Background Palliative care has historically been under-represented in undergraduate curricula. The introduction of the Medical Licensing Assessment (General Medical Council) with its particular focus on end-of-life care, increasing student numbers, and ongoing student feedback levered a short-notice opportunity to fundamentally restructure the long-standing undergraduate palliative care programme delivered by a large UK university.

Aims To construct a comprehensive, robust yet sustainable teaching programme for undergraduate students providing the foundational knowledge, skills and attitudes for high quality palliative care.

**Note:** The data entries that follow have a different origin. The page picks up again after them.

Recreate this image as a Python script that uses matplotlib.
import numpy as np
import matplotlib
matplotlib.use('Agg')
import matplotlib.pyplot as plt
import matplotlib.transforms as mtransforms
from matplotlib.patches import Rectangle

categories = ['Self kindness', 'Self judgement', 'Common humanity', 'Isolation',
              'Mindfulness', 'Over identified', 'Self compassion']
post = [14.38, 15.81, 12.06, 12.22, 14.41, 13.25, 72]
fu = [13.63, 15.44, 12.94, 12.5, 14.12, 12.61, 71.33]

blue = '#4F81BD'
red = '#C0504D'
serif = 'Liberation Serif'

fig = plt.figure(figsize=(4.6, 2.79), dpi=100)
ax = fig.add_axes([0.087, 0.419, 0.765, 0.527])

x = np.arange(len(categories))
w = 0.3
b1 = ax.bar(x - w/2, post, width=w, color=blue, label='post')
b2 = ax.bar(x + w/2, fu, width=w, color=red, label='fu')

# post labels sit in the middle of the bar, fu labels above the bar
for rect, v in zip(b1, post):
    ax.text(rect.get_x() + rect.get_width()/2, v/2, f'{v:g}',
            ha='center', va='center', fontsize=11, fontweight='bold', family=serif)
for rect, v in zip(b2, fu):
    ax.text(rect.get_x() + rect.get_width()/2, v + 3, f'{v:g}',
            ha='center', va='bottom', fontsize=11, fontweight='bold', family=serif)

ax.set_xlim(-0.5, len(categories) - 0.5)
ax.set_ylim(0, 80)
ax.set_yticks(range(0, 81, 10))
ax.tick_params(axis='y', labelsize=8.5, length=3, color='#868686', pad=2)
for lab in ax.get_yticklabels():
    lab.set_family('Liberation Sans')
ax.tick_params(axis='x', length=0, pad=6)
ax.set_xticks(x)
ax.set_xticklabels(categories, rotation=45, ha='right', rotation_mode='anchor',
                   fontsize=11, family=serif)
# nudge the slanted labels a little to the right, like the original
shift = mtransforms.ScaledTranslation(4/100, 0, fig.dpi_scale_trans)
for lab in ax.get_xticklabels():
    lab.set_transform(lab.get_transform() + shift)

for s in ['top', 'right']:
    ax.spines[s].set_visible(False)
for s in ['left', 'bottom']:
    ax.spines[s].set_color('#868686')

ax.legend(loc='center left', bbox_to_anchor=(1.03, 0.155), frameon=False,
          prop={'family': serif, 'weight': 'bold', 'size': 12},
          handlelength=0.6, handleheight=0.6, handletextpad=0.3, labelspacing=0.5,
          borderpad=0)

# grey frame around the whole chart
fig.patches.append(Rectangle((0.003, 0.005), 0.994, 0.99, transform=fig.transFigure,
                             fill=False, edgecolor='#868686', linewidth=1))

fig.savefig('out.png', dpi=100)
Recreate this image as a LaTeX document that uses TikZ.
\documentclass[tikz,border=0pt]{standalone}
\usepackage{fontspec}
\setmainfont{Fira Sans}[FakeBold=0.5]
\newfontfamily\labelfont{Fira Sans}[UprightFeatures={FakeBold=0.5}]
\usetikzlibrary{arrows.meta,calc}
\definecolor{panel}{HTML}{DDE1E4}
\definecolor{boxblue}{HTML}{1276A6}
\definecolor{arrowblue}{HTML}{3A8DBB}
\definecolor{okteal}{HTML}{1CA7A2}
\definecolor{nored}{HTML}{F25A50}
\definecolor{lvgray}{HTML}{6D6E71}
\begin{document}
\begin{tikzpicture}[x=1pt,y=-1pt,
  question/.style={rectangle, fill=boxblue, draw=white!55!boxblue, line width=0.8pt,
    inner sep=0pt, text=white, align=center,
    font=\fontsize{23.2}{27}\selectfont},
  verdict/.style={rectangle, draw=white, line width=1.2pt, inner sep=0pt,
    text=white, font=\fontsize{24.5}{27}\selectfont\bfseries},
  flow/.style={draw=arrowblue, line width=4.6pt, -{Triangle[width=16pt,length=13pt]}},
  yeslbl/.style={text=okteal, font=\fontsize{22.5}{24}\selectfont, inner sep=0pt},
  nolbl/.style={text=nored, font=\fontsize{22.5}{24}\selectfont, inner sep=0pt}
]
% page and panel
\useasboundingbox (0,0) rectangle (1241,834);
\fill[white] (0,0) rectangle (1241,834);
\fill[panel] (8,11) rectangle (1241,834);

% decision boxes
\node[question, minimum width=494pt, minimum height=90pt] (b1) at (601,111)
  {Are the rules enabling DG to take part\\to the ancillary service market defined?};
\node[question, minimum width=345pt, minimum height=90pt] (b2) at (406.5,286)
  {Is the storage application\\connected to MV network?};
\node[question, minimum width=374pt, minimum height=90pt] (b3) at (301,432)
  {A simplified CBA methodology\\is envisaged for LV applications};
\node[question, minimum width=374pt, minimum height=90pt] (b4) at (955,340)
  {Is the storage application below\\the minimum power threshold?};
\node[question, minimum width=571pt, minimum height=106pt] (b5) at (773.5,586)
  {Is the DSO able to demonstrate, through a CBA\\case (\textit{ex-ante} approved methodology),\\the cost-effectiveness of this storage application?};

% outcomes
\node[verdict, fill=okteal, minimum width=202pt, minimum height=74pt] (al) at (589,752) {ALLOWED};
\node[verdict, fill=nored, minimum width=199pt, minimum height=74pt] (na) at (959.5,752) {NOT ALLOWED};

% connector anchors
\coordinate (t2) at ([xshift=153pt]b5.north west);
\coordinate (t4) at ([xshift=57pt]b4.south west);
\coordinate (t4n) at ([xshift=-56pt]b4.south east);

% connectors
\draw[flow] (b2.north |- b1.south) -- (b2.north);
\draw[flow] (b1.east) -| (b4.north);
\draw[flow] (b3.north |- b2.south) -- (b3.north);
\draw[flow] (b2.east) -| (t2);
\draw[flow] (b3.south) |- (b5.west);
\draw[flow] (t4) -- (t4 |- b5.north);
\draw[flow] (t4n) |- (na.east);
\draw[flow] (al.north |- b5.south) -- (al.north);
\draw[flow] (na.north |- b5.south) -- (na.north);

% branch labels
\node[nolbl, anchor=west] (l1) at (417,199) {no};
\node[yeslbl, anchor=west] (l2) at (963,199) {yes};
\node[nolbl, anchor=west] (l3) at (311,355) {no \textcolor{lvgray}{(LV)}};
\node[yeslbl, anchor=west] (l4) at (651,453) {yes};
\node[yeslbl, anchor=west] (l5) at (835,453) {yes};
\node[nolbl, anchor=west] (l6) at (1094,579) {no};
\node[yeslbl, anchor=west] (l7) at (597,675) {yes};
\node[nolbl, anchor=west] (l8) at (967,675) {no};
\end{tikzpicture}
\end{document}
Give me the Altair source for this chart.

This restructure aimed to harness the innovation of pandemic-era medical education yet provide equitable learning experience within the confines of wider significant logistical and capacity limitations.

Methods A 3-stage restructuring project occurred over 10 months:

  • An iterative process to successfully position a week’s palliative care programme within the newly–devised rotational block curriculum.

  • Building collaborative relationships with existing and new education providers to deliver the programme aspirations.

  • Restructuring, updating and creation of curriculum content and delivery.

Results A transition from 3 days/year of specialist palliative care learning to a dedicated week of palliative care placement for 400 medical students has been delivered, including focused attention on communication skills and delivering end-of-life care in the acute setting. A balance between virtual learning, and face-to-face experience has been achieved. Feedback has been excellent. The role of a Specialty Lead clinician employed by the University to cultivate relationships with regional palliative care educators, and provide centralised oversight for educational delivery quality assurance, has been crucial.

Conclusion Continual development of educational methods including virtual learning (Wilcha. JMIR Med Educ. 2020;6(2):e20963) is critical to ensure doctors are prepared for emerging challenges and opportunities for delivering palliative and end-of-life care. This requires close collaboration, team-working and learning between academic institutions and wider clinical palliative care educator networks. The dedicated time and university-based role of Palliative Care Specialty lead is an important component.